Desde hace años me preocupa la moda social de dividirnos en parcelas de edades, sexos, inclinaciones, gustos, colores, ideologías, religiones… ¿Será que así se nos controla y maneja mejor? Me atrevo pensar algunas veces.

¿Necesitamos tanta clasificación de los humanos para vivir? ¿Es tan difícil tratar de vernos como somos en realidad? Iguales, personas, vulnerables, personas y, a veces, demasiado petulantes, personas.

La tercera edad, los mayores, o la denominación «buenista» y eufemística de «abuelos o abueletes» (incluso incluyendo a quienes no han tenido hijos ni nietos) parece que ya no aporta nada, solo tiene cabida en los lugares que la sociedad ha construido para ellos. Vivimos de espaldas al pasado, a nuestro propio pasado, al más cercano, el de nuestros mayores. Olvidamos con mucha facilidad hasta el punto que no escuchamos las palabras de esos archivos vivientes que son los ancianos.

Ahora están en boga porque parece que el coronavirus vino a cebarse con ellos.

Nos cuentan con hiriente insistencia que es un problema de edad y no de la humanidad. Como dice Fernando de Rojas en La Celestina, «nadie es tan viejo que no pueda vivir un año más, ni tan mozo que hoy no pudiese morir».

Defiendo y creo que somos parte de la vida desde que nacemos hasta que dejamos de existir. Y en cada momento vivido la vida es hermosa y única. Cada etapa está marcada por sentimientos, emociones y valores propios.

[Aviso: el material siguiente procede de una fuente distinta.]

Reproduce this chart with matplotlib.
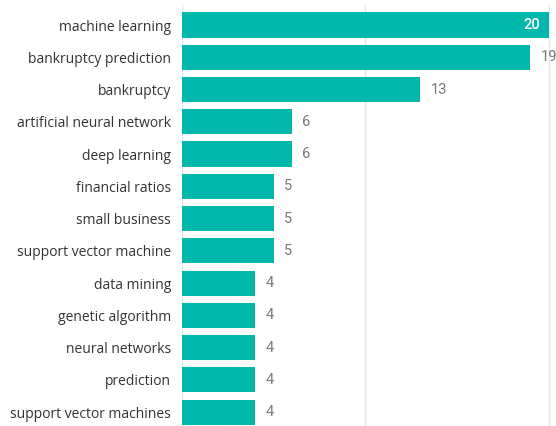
import matplotlib
matplotlib.use("Agg")
import matplotlib.pyplot as plt

termos = ["machine learning", "bankruptcy prediction", "bankruptcy",
          "artificial neural network", "deep learning", "financial ratios",
          "small business", "support vector machine", "data mining",
          "genetic algorithm", "neural networks", "prediction",
          "support vector machines"]
contagens = [20, 19, 13, 6, 6, 5, 5, 5, 4, 4, 4, 4, 4]

cor_barra = "#01B8AA"

fig = plt.figure(figsize=(5.56, 4.26), dpi=100)
ax = fig.add_axes([182 / 556, 0, 374 / 556, 421 / 426])

posicoes = list(range(len(termos)))
ax.barh(posicoes, contagens, height=0.78, color=cor_barra, zorder=2)

ax.set_xlim(0, 20.4)
ax.set_ylim(12.43, -0.62)
ax.set_yticks(posicoes)
ax.set_yticklabels(termos, fontsize=10, color="#333333", family="Open Sans")
ax.tick_params(axis="y", length=0, pad=8)
ax.set_xticks([0, 10, 20])
ax.tick_params(axis="x", length=0, labelbottom=False)
ax.grid(axis="x", color="#e6e6e6", linewidth=1, zorder=0)
for lado in ax.spines.values():
    lado.set_visible(False)

# rotulos de valor
for p, v in zip(posicoes, contagens):
    if v == max(contagens):
        ax.text(v - 0.45, p, str(v), ha="right", va="center", fontsize=10.5,
                color="white", fontweight="medium", family="Roboto")
    else:
        ax.text(v + 0.55, p, str(v), ha="left", va="center", fontsize=10.5,
                color="#777777", family="Roboto", clip_on=False)

fig.savefig("out.png", dpi=100)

Los mayores o ancianos no son un problema que cobra pensiones que merman las arcas del Estado, son la vida misma.

Ellos son los que han construido el mundo que vivimos, la sociedad que, aunque llena de fallos y errores, disfrutamos cada día.

Ellos han plantado el árbol que nos da sombra y nos han transmitido la leyenda que ese árbol alberga. No son un problema, son la sabiduría que en su recorrido por la vida han acumulado.

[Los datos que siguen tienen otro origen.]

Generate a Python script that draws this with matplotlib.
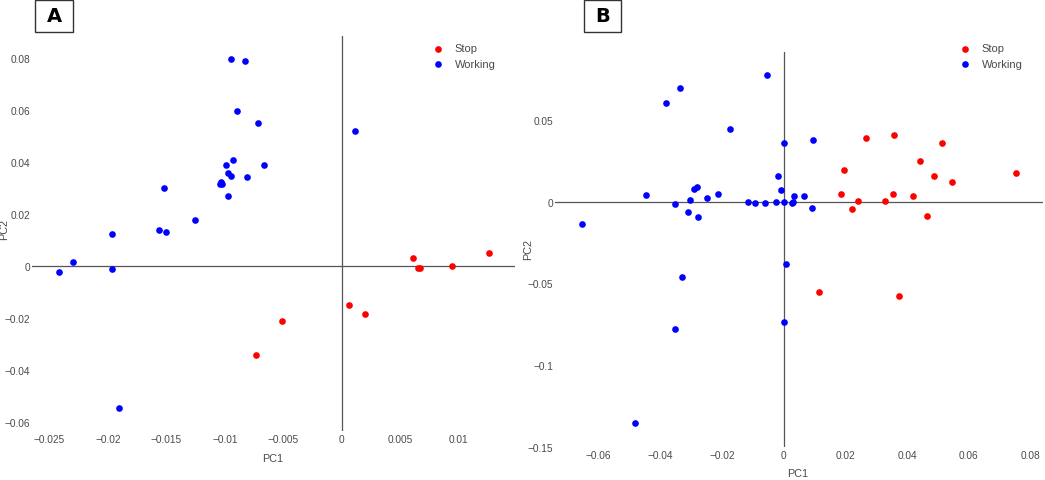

Es muy preocupante que una pandemia arrase a una generación llena de conocimientos, de palabras únicas, de costumbres que ya no existen…

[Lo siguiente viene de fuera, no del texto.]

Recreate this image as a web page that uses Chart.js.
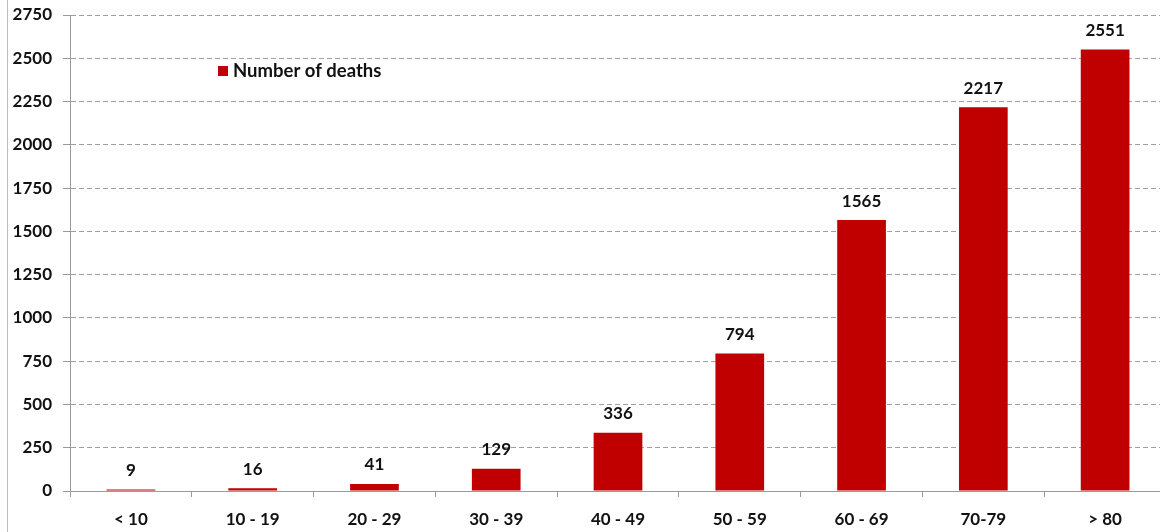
<!DOCTYPE html>
<html>
<head>
<meta charset="utf-8">
<script src="https://cdn.jsdelivr.net/npm/chart.js@4/dist/chart.umd.min.js"></script>
<style>
  html, body { margin: 0; padding: 0; background: #fff; }
  #frame { position: relative; width: 1160px; height: 532px; overflow: hidden; }
  #edge { position: absolute; left: 7px; top: 0; width: 0; height: 532px; border-left: 1px solid #bdbdbd; }
  #wrap { position: absolute; left: 0; top: 0; width: 1166px; height: 532px; }
</style>
</head>
<body>
<div id="frame">
  <div id="wrap"><canvas id="deathsChart"></canvas></div>
  <div id="edge"></div>
</div>
<script>
const ageGroups = ['< 10', '10 - 19', '20 - 29', '30 - 39', '40 - 49', '50 - 59', '60 - 69', '70-79', '> 80'];
const deaths = [9, 16, 41, 129, 336, 794, 1565, 2217, 2551];
const yTicks = [0, 250, 500, 750, 1000, 1250, 1500, 1750, 2000, 2250, 2500, 2750];

const FONT = 'Lato, "Liberation Sans", sans-serif';
const RED = '#c00000';

// value labels above each bar + the legend box in the upper left
const labelsPlugin = {
  id: 'barLabels',
  afterDatasetsDraw(chart) {
    const ctx = chart.ctx;
    const meta = chart.getDatasetMeta(0);
    ctx.save();
    ctx.font = 'bold 17px ' + FONT;
    ctx.fillStyle = '#111';
    ctx.textAlign = 'center';
    ctx.textBaseline = 'middle';
    meta.data.forEach((bar, i) => {
      ctx.fillText(String(deaths[i]), bar.x, bar.y - 19);
    });

    ctx.fillStyle = RED;
    ctx.fillRect(218, 66, 10, 10);
    ctx.fillStyle = '#111';
    ctx.textAlign = 'left';
    ctx.font = 'bold 18.5px ' + FONT;
    ctx.fillText(chart.data.datasets[0].label, 233, 71);
    ctx.restore();
  }
};

new Chart(document.getElementById('deathsChart'), {
  type: 'bar',
  data: {
    labels: ageGroups,
    datasets: [{
      label: 'Number of deaths',
      data: deaths,
      backgroundColor: RED,
      borderWidth: 0,
      barPercentage: 0.4,
      categoryPercentage: 1
    }]
  },
  options: {
    responsive: true,
    maintainAspectRatio: false,
    animation: false,
    layout: { padding: { top: 15, left: 0, right: 0, bottom: 0 } },
    plugins: { legend: { display: false }, tooltip: { enabled: false } },
    scales: {
      x: {
        afterFit: s => { s.height = 41; s.paddingLeft = 0; s.paddingRight = 0; },
        grid: { drawOnChartArea: false, drawTicks: true, tickLength: 6, tickColor: '#9a9a9a', offset: true },
        border: { color: '#9a9a9a', width: 1 },
        ticks: { color: '#111', font: { family: FONT, size: 17, weight: 'bold' }, padding: 12, maxRotation: 0 }
      },
      y: {
        min: 0,
        max: 2750,
        afterFit: s => { s.width = 70; s.paddingTop = 0; s.paddingBottom = 0; },
        afterBuildTicks: s => { s.ticks = yTicks.map(v => ({ value: v })); },
        grid: { color: '#a0a0a0', lineWidth: 1, tickLength: 7, tickColor: '#9a9a9a', tickBorderDash: [] },
        border: { color: '#9a9a9a', width: 1, dash: [5, 3] },
        ticks: {
          color: '#111',
          font: { family: FONT, size: 17, weight: 'bold' },
          padding: 11,
          callback: v => String(v)
        }
      }
    }
  },
  plugins: [labelsPlugin]
});
</script>
</body>
</html>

Hemos aplaudido cada tarde por los sanitarios, por los que nos cuidan, por los niños… Por cierto, espero no olvidemos, cuando pase la pesadilla, lo que es importante valorar en la vida.

Yo quiero, en silencio, dedicar un aplauso a los ancianos que se han ido, a los que están en peligro, a los olvidados. Cada vez que uno de ellos se va, como dijo el escritor africano Amadou Hampete Bâ, se muere una biblioteca.